====== GIVEN MATERIAL

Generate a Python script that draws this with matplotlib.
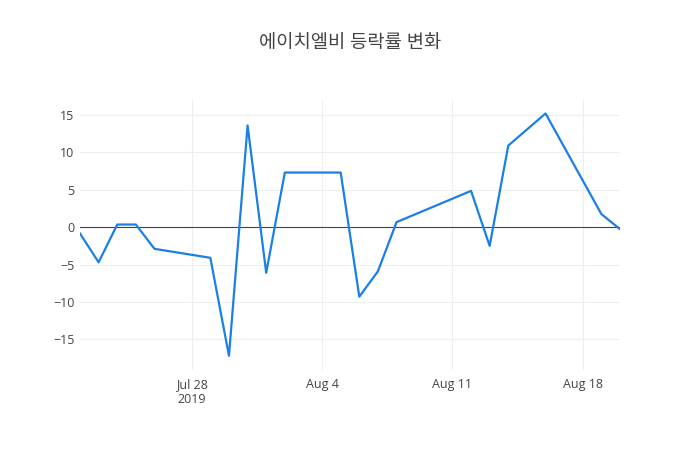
import matplotlib
matplotlib.use("Agg")
import matplotlib.pyplot as plt
import pandas as pd

plt.rcParams['font.family'] = ['Open Sans', 'Noto Sans CJK KR', 'DejaVu Sans']

# daily change (%)
dates = ["2019-07-22", "2019-07-23", "2019-07-24", "2019-07-25", "2019-07-26",
         "2019-07-29", "2019-07-30", "2019-07-31", "2019-08-01", "2019-08-02",
         "2019-08-05", "2019-08-06", "2019-08-07", "2019-08-08", "2019-08-12",
         "2019-08-13", "2019-08-14", "2019-08-16", "2019-08-19", "2019-08-20"]
changes = [-0.85, -4.7, 0.35, 0.35, -2.9,
           -4.1, -17.2, 13.6, -6.1, 7.3,
           7.3, -9.3, -5.9, 0.67, 4.85,
           -2.5, 10.9, 15.2, 1.75, -0.27]

tick_dates = ["2019-07-28", "2019-08-04", "2019-08-11", "2019-08-18"]
tick_labels = ["Jul 28\n2019", "Aug 4", "Aug 11", "Aug 18"]
y_ticks = [-15, -10, -5, 0, 5, 10, 15]

x = pd.to_datetime(dates)

fig = plt.figure(figsize=(7, 4.5), dpi=100)
ax = fig.add_axes([80 / 700, 80 / 450, 540 / 700, 270 / 450])

ax.plot(x, changes, color='#1a7fe6', linewidth=1.6, zorder=3)
ax.axhline(0, color='#444444', linewidth=0.8, zorder=2)

ax.set_xlim(x[0], x[-1])
ax.set_ylim(-19.1, 17.0)

ax.set_xticks(pd.to_datetime(tick_dates))
ax.set_xticklabels(tick_labels)
ax.set_yticks(y_ticks)

for s in ax.spines.values():
    s.set_visible(False)
ax.grid(True, color='#eeeeee', linewidth=0.8, zorder=0)
ax.set_axisbelow(True)
ax.tick_params(axis='both', length=0, colors='#444444', labelsize=9)
ax.tick_params(axis='x', pad=6)
ax.tick_params(axis='y', pad=4)

fig.text(0.5, 1 - 43 / 450, "에이치엘비 등락률 변화", ha='center', va='center',
         fontsize=13.5, color='#444444')

fig.savefig("out.png", dpi=100)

============

• [GIVEN PROBLEM] Extract the lines exactly, please: the first line of the listing, the line with "plt.rcParams['font.family'] = ['Open", and every line between them, but no pictures.

• [SOLUTION]
Generate a Python script that draws this with matplotlib.
import matplotlib
matplotlib.use("Agg")
import matplotlib.pyplot as plt
import pandas as pd

plt.rcParams['font.family'] = ['Open Sans', 'Noto Sans CJK KR', 'DejaVu Sans']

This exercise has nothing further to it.